* STATED PROBLEM
Write out every entry precisely as given, leaving the pictures out.

* SUPPLIED DATA
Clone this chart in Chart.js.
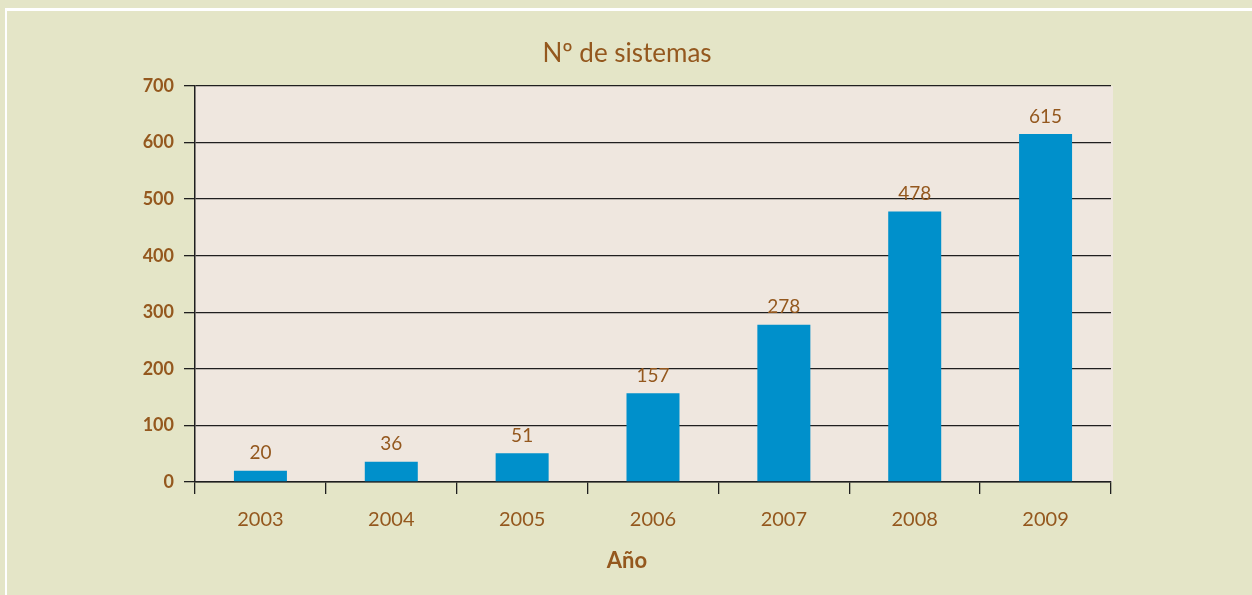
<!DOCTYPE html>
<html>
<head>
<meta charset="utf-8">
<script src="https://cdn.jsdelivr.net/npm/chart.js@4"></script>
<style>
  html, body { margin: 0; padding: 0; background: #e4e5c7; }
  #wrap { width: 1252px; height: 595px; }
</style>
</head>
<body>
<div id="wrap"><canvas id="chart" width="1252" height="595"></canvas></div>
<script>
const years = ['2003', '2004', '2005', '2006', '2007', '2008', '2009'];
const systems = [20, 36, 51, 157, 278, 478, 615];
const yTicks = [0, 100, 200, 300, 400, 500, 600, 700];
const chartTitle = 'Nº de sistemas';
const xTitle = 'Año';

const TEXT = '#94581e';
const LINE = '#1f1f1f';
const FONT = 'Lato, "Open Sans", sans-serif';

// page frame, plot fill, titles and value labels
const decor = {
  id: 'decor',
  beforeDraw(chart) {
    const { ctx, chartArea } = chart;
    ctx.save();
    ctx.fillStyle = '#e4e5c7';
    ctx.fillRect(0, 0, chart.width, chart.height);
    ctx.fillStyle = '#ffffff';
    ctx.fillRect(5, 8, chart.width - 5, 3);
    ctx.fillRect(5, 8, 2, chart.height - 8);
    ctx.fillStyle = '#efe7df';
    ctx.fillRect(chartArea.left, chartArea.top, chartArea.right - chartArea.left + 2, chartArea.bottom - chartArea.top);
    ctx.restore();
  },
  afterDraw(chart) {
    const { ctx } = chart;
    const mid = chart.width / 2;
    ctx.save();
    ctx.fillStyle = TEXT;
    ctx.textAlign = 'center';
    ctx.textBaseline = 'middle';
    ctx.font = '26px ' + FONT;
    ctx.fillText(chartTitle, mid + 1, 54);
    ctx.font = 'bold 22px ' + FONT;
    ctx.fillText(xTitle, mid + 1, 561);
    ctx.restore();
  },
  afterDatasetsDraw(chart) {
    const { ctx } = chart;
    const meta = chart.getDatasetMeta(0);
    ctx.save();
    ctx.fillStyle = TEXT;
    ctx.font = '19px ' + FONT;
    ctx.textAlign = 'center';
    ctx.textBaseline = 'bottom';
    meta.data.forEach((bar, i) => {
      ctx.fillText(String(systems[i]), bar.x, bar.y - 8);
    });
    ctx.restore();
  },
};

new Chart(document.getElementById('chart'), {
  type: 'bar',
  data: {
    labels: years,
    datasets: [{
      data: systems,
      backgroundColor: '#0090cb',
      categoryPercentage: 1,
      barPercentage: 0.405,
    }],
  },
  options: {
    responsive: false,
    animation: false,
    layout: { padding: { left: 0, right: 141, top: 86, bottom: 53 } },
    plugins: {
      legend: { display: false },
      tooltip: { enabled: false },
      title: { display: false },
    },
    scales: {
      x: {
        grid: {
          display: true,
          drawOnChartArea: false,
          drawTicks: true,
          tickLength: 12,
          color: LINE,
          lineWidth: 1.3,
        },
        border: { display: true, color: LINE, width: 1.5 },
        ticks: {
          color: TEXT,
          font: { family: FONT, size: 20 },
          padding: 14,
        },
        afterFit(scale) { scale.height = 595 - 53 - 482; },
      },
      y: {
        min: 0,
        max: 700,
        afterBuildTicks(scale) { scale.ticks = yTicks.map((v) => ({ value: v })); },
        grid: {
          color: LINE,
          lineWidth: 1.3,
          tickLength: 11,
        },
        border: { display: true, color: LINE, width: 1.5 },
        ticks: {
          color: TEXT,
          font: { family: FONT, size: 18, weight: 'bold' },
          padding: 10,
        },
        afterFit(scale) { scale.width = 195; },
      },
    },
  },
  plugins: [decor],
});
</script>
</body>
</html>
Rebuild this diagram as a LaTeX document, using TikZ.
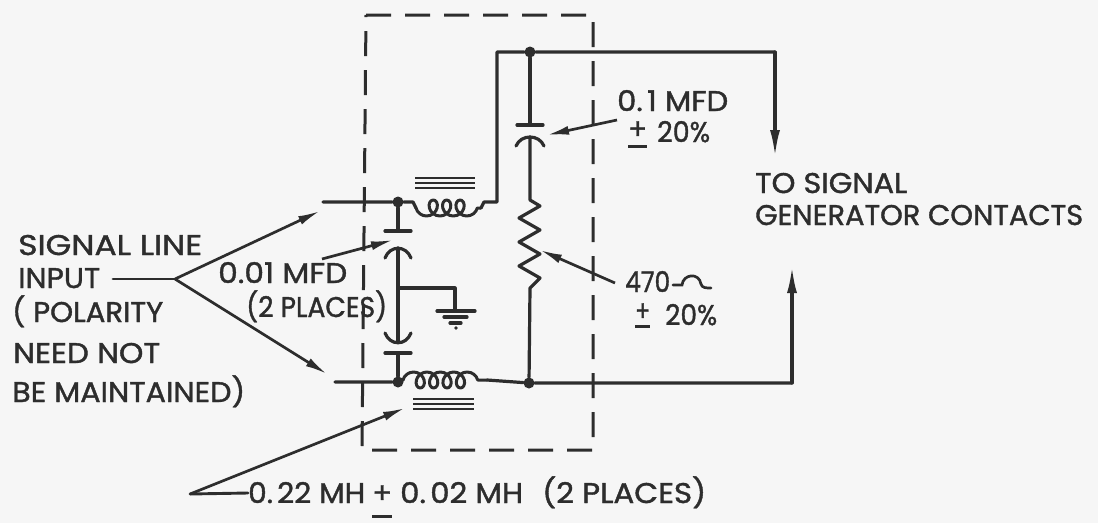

* RESULT OF THIS EXERCISE
Clone this chart in Chart.js.
<!DOCTYPE html>
<html>
<head>
<meta charset="utf-8">
<script src="https://cdn.jsdelivr.net/npm/chart.js@4"></script>
<style>
  html, body { margin: 0; padding: 0; background: #e4e5c7; }
  #wrap { width: 1252px; height: 595px; }
</style>
</head>
<body>
<div id="wrap"><canvas id="chart" width="1252" height="595"></canvas></div>
<script>
const years = ['2003', '2004', '2005', '2006', '2007', '2008', '2009'];
const systems = [20, 36, 51, 157, 278, 478, 615];
const yTicks = [0, 100, 200, 300, 400, 500, 600, 700];
const chartTitle = 'Nº de sistemas';
const xTitle = 'Año';

const TEXT = '#94581e';
const LINE = '#1f1f1f';
const FONT = 'Lato, "Open Sans", sans-serif';

// page frame, plot fill, titles and value labels
const decor = {
  id: 'decor',
  beforeDraw(chart) {
    const { ctx, chartArea } = chart;
    ctx.save();
    ctx.fillStyle = '#e4e5c7';
    ctx.fillRect(0, 0, chart.width, chart.height);
    ctx.fillStyle = '#ffffff';
    ctx.fillRect(5, 8, chart.width - 5, 3);
    ctx.fillRect(5, 8, 2, chart.height - 8);
    ctx.fillStyle = '#efe7df';
    ctx.fillRect(chartArea.left, chartArea.top, chartArea.right - chartArea.left + 2, chartArea.bottom - chartArea.top);
    ctx.restore();
  },
  afterDraw(chart) {
    const { ctx } = chart;
    const mid = chart.width / 2;
    ctx.save();
    ctx.fillStyle = TEXT;
    ctx.textAlign = 'center';
    ctx.textBaseline = 'middle';
    ctx.font = '26px ' + FONT;
    ctx.fillText(chartTitle, mid + 1, 54);
    ctx.font = 'bold 22px ' + FONT;
    ctx.fillText(xTitle, mid + 1, 561);
    ctx.restore();
  },
  afterDatasetsDraw(chart) {
    const { ctx } = chart;
    const meta = chart.getDatasetMeta(0);
    ctx.save();
    ctx.fillStyle = TEXT;
    ctx.font = '19px ' + FONT;
    ctx.textAlign = 'center';
    ctx.textBaseline = 'bottom';
    meta.data.forEach((bar, i) => {
      ctx.fillText(String(systems[i]), bar.x, bar.y - 8);
    });
    ctx.restore();
  },
};

new Chart(document.getElementById('chart'), {
  type: 'bar',
  data: {
    labels: years,
    datasets: [{
      data: systems,
      backgroundColor: '#0090cb',
      categoryPercentage: 1,
      barPercentage: 0.405,
    }],
  },
  options: {
    responsive: false,
    animation: false,
    layout: { padding: { left: 0, right: 141, top: 86, bottom: 53 } },
    plugins: {
      legend: { display: false },
      tooltip: { enabled: false },
      title: { display: false },
    },
    scales: {
      x: {
        grid: {
          display: true,
          drawOnChartArea: false,
          drawTicks: true,
          tickLength: 12,
          color: LINE,
          lineWidth: 1.3,
        },
        border: { display: true, color: LINE, width: 1.5 },
        ticks: {
          color: TEXT,
          font: { family: FONT, size: 20 },
          padding: 14,
        },
        afterFit(scale) { scale.height = 595 - 53 - 482; },
      },
      y: {
        min: 0,
        max: 700,
        afterBuildTicks(scale) { scale.ticks = yTicks.map((v) => ({ value: v })); },
        grid: {
          color: LINE,
          lineWidth: 1.3,
          tickLength: 11,
        },
        border: { display: true, color: LINE, width: 1.5 },
        ticks: {
          color: TEXT,
          font: { family: FONT, size: 18, weight: 'bold' },
          padding: 10,
        },
        afterFit(scale) { scale.width = 195; },
      },
    },
  },
  plugins: [decor],
});
</script>
</body>
</html>
Rebuild this diagram as a LaTeX document, using TikZ.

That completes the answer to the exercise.